Le filtrage sur adresse IP : « cette technique permet aux opérateurs de configurer leurs routeurs afin que ceux-ci ignorent une liste définie d’adresses IP » explique le FDI. « Néanmoins, cette technique ne permet pas d’obtenir une granularité assez fine puisque des contenus différents, voire des sites différents utilisant la même adresse IP, seront bloqués indifféremment. Les risques de surblocage sont donc particulièrement importants, d’autant plus que les techniques de mutualisation d’adresses IP se développent ».
Filtrage hybride ou au niveau des URL : « Cette technique a l’avantage de ne traiter qu'une partie résiduelle du trafic du fait de l’existence d’un tri préalable effectué par les routeurs sur les adresses IP ». Mais le FDI souligne que la technique est contournable et ne gère pas la navigation sécurisée. Il y a aussi des risques de propagation d’erreurs dues à de mauvaises manipulations. « Ces solutions, plus chères, limitent cependant considérablement les risques de surblocage et sont donc plus satisfaisantes vis-à-vis du respect de la liberté d’expression et de communication et des libertés fondamentales » estime le FDI.
Quatre mois laissés aux FAI
En conclusion, et selon un style pour le moins cavalier, quasiment celui d’une autorité indépendante, le FDI laisse quatre mois aux FAI pour rendre leur copie : « Compte tenu de la spécificité du réseau français, le Forum des droits sur l’internet souhaite qu’à partir de la réalisation d’études techniques approfondies par les fournisseurs d’accès à l’internet, ceux-ci puissent déterminer le système de filtrage le plus adéquat à leur infrastructure. Ce choix devra être effectué dans un délai de quatre mois à partir de la publication d’un cahier des charges, défini par le Forum, avec le concours du Conseil général des technologies de l’information (CGTI) ».
Une quasi-injonction qui risque de mal passer chez tous les acteurs alors que pareille tentative avait fait pschitt dans le cadre des accords Olivennes.

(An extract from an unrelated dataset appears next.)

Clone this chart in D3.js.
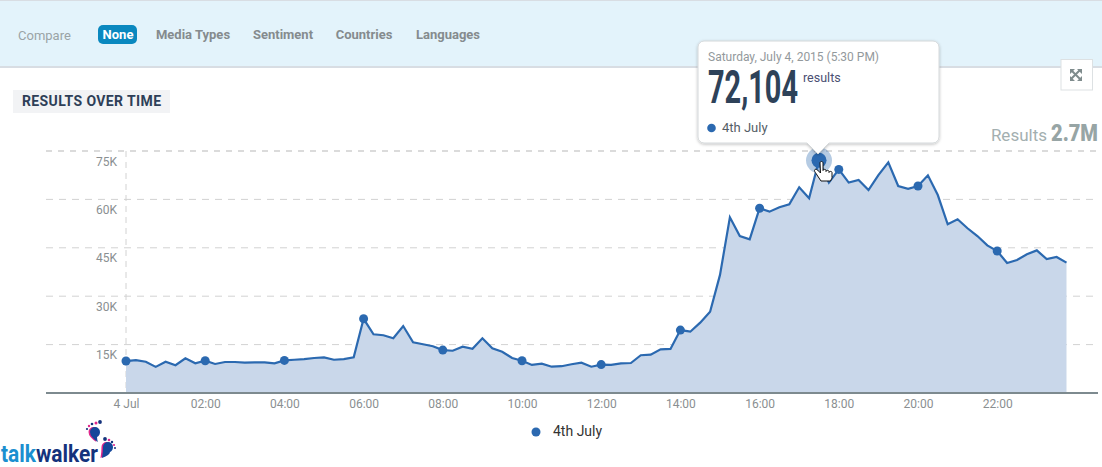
<!DOCTYPE html>
<html><head><meta charset="utf-8">
<script src="https://cdn.jsdelivr.net/npm/d3@7/dist/d3.min.js"></script>
<style>
html,body{margin:0;padding:0;background:#fff;overflow:hidden}
svg{display:block;font-family:Roboto,sans-serif}
</style></head><body><div id="c"></div>
<script>
const seriesName = "4th July";
const values = [9900,10200,9700,8100,9700,8600,10750,9200,10000,9000,9600,9600,9400,9500,9500,9200,
10100,10300,10500,10850,11050,10300,10500,11050,23000,18200,17900,16950,20750,15700,15100,14500,
13300,13100,14350,13700,16950,13850,12800,10850,10000,8700,9100,8150,8300,8900,9400,8150,
8800,8700,9200,9300,11700,11900,13550,13650,19500,19000,21800,25200,36600,54450,48650,47650,
57250,56200,57550,58500,63750,60350,72104,65200,69300,65200,66000,62900,67550,71500,64150,63300,
64150,67450,61350,52300,53850,51050,48650,45750,44000,40300,41200,43000,44200,41500,42150,40400];
const markerIdx = [0,8,16,24,32,40,48,56,64,72,80,88];
const hoverIdx = 70;
const yTicks = [15000,30000,45000,60000,75000];
const xTickHours = [0,2,4,6,8,10,12,14,16,18,20,22];
const xTickLabels = ["4 Jul","02:00","04:00","06:00","08:00","10:00","12:00","14:00","16:00","18:00","20:00","22:00"];
const tabs = ["None","Media Types","Sentiment","Countries","Languages"];
const tabX = [118,193,283,364,448];

const W=1102,H=467,blue="#2b69b0";
const x=d3.scaleLinear().domain([0,24]).range([126,1076.4]);
const y=d3.scaleLinear().domain([0,75000]).range([393,151]);
const hourOf=i=>i/4;
const svg=d3.select("#c").append("svg").attr("width",W).attr("height",H);
// squeeze a text horizontally to an exact pixel width, starting at left edge px
const fitText=(sel,px,py,width)=>{
  const w=sel.node().getComputedTextLength();
  sel.attr("transform",`translate(${px},${py}) scale(${width/w},1)`);
};

// header band
svg.append("rect").attr("width",W).attr("height",67).attr("fill","#e3f3fb");
svg.append("rect").attr("width",W).attr("height",1).attr("fill","#d8dde3");
svg.append("rect").attr("y",66).attr("width",W).attr("height",2).attr("fill","#d8dde3");
svg.append("text").attr("x",18).attr("y",40).attr("font-size",13).attr("fill","#9aa3a6").text("Compare");
svg.append("rect").attr("x",98).attr("y",25).attr("width",39).attr("height",19).attr("rx",5).attr("fill","#0a88bf");
svg.selectAll(".tab").data(tabs).join("text").attr("class","tab")
  .attr("x",(d,i)=>tabX[i]).attr("y",39).attr("text-anchor","middle")
  .attr("font-size",13).attr("font-weight",700)
  .attr("fill",(d,i)=>i?"#858b8e":"#fff").text(d=>d);

// title
svg.append("rect").attr("x",13).attr("y",90).attr("width",157).attr("height",23).attr("fill","#f2f3f5");
svg.append("text").attr("x",22).attr("y",106).attr("font-size",14).attr("font-weight",700)
  .attr("fill","#2e3f58").attr("textLength",139).text("RESULTS OVER TIME");

// results total
svg.append("text").attr("x",1047).attr("y",141).attr("text-anchor","end")
  .attr("font-size",17).attr("fill","#a3afb0").text("Results");
const total=svg.append("text").attr("font-size",24).attr("font-weight",900).attr("fill","#97a5a5").text("2.7M");
fitText(total,1051,141,47);

// expand button
const eb=svg.append("g");
eb.append("rect").attr("x",1061).attr("y",59.5).attr("width",31.5).attr("height",30.5).attr("fill","#fff").attr("stroke","#dde1e3");
eb.append("path").attr("d","M1071 70l9 9M1080 70l-9 9").attr("stroke","#7f8c8d").attr("stroke-width",2);
eb.append("path").attr("fill","#7f8c8d").attr("d","M1070 69h5l-5 5zM1082 69v5l-5-5zM1070 81v-5l5 5zM1082 81h-5l5-5z");

// grid
svg.append("g").selectAll("line").data(yTicks).join("line")
  .attr("x1",46).attr("x2",1098).attr("y1",d=>y(d)).attr("y2",d=>y(d))
  .attr("stroke",d=>d===75000?"#cfcfcf":"#d2d2d2").attr("stroke-width",d=>d===75000?1.5:1)
  .attr("stroke-dasharray",d=>d===75000?"6 6":"7 6");
svg.append("line").attr("x1",x(0)).attr("x2",x(0)).attr("y1",151).attr("y2",393)
  .attr("stroke","#d2d2d2").attr("stroke-dasharray","6 5");

// y labels sit just under each gridline
svg.append("g").selectAll("text").data(yTicks).join("text")
  .attr("x",117).attr("y",d=>y(d)+14.5).attr("text-anchor","end")
  .attr("font-size",12).attr("fill","#8a8f91").text(d=>d/1000+"K");

// area + line
const area=d3.area().x((d,i)=>x(hourOf(i))).y0(y(0)).y1(d=>y(d));
const line=d3.line().x((d,i)=>x(hourOf(i))).y(d=>y(d));
svg.append("path").attr("d",area(values)).attr("fill","#c9d7ea");
svg.append("path").attr("d",line(values)).attr("fill","none").attr("stroke",blue).attr("stroke-width",2.2).attr("stroke-linejoin","miter");

// x axis
const ax=svg.append("g").attr("transform","translate(0,393)")
  .call(d3.axisBottom(x).tickValues(xTickHours).tickSize(0).tickPadding(6).tickFormat((d,i)=>xTickLabels[i]));
ax.select(".domain").remove();
ax.selectAll("text").attr("font-family","Roboto,sans-serif").attr("font-size",12).attr("fill","#8a8f91");
svg.append("rect").attr("x",46).attr("y",392).attr("width",1052).attr("height",2).attr("fill","#7d8a8f");

// markers
svg.append("g").selectAll("circle").data(markerIdx).join("circle")
  .attr("cx",i=>x(hourOf(i))).attr("cy",i=>y(values[i])).attr("r",4.5).attr("fill",blue);
const hx=x(hourOf(hoverIdx)),hy=y(values[hoverIdx]);
svg.append("circle").attr("cx",hx).attr("cy",hy).attr("r",13).attr("fill",blue).attr("opacity",.35);
svg.append("circle").attr("cx",hx).attr("cy",hy).attr("r",7.5).attr("fill",blue);

// tooltip
const defs=svg.append("defs");
const f=defs.append("filter").attr("id","sh").attr("x","-10%").attr("y","-10%").attr("width","120%").attr("height","130%");
f.append("feDropShadow").attr("dx",0).attr("dy",1).attr("stdDeviation",1.5).attr("flood-color","#000").attr("flood-opacity",.25);
const tt=svg.append("g");
tt.append("path").attr("filter","url(#sh)").attr("fill","#fff").attr("stroke","#d4d8da")
 .attr("d",`M704 41H933a6 6 0 0 1 6 6V137a6 6 0 0 1 -6 6H${hx+10}L${hx-1} 154L${hx-12} 143H704a6 6 0 0 1 -6 -6V47a6 6 0 0 1 6 -6Z`);
tt.append("text").attr("x",708).attr("y",61).attr("font-size",12).attr("fill","#93999c").text("Saturday, July 4, 2015 (5:30 PM)");
const big=tt.append("text")
  .attr("font-family","'Liberation Sans Narrow',Roboto,sans-serif")
  .attr("font-size",46).attr("font-weight",700).attr("fill","#2e4259")
  .text(d3.format(",")(values[hoverIdx]));
fitText(big,708,103,90);
tt.append("text").attr("x",803).attr("y",82).attr("font-size",12.5).attr("fill","#4a4f72").text("results");
tt.append("circle").attr("cx",711.5).attr("cy",128).attr("r",4.3).attr("fill",blue);
tt.append("text").attr("x",722).attr("y",132).attr("font-size",13).attr("fill","#555d66").text(seriesName);

// hand cursor
svg.append("path").attr("fill","#fff").attr("stroke","#111").attr("stroke-width",1).attr("stroke-linejoin","round")
 .attr("d","M820 163c0-2 3-2 3 0V170.500c0-1.500 3-1.500 3 0v1c0-1.500 3-1.500 3 0v1c0-1.500 3-1.500 3 0v5c0 1-1 2-1.500 3.500h-9.500c-1-2-3-4-4-6c-1-2-2.500-3-2.500-4.500c0-1.500 2-1.500 3-.5l3 3Z");

// legend
svg.append("circle").attr("cx",536).attr("cy",432).attr("r",4.5).attr("fill",blue);
svg.append("text").attr("x",553).attr("y",436).attr("font-size",14).attr("fill","#333").text(seriesName);

// logo
const lg=svg.append("text").attr("font-family","'Liberation Sans Narrow',Roboto,sans-serif").attr("font-size",23.5).attr("font-weight",700);
lg.append("tspan").attr("fill","#1b8fd0").text("talk");
lg.append("tspan").attr("fill","#14327c").text("walker");
fitText(lg,1,462,97);

function foot(cx,cy,tx,ty,toes){
  const shape=(ox)=>`M${cx-5+ox} ${cy-1}a5 5 0 0 1 10 0c0 4-3 5-3 5Q${cx+2+ox} ${(cy+ty)/2+2} ${tx+ox} ${ty}Q${cx-5+ox} ${cy+4} ${cx-5+ox} ${cy-1}Z`;
  svg.append("path").attr("fill","#e0278c").attr("d",shape(-1.5));
  svg.append("path").attr("fill","#14479a").attr("d",shape(0));
  toes.forEach(([a,b,r],k)=>svg.append("circle").attr("cx",a).attr("cy",b).attr("r",r).attr("fill",k%2?"#e0278c":"#14327c"));
}
foot(95,433,98,442,[[87,429,1.1],[89,426,1.2],[92,424,1.3],[96,423,1.5],[100,422,1.9]]);
foot(108,448,102,458,[[105,439,1.9],[109,440,1.3],[112,442,1.2],[114,445,1.1],[115,448,1]]);
</script></body></html>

Sur la question du filtrage, Free avait été clair : « Au regard de la configuration des réseaux et du cadre réglementaire, ce n’est pas une bonne idée. Lorsque l’État veut influer sur la sécurité routière, il se tourne plutôt vers les constructeurs, non les cabines de péages. On s’étonne que ces demandes n’aillent pas du côté de Microsoft, Apple ou Mandrake, d’autant que les dernières versions [de leur OS] intègrent du contrôle parental et que ces éditeurs sont demandeurs de coordination ».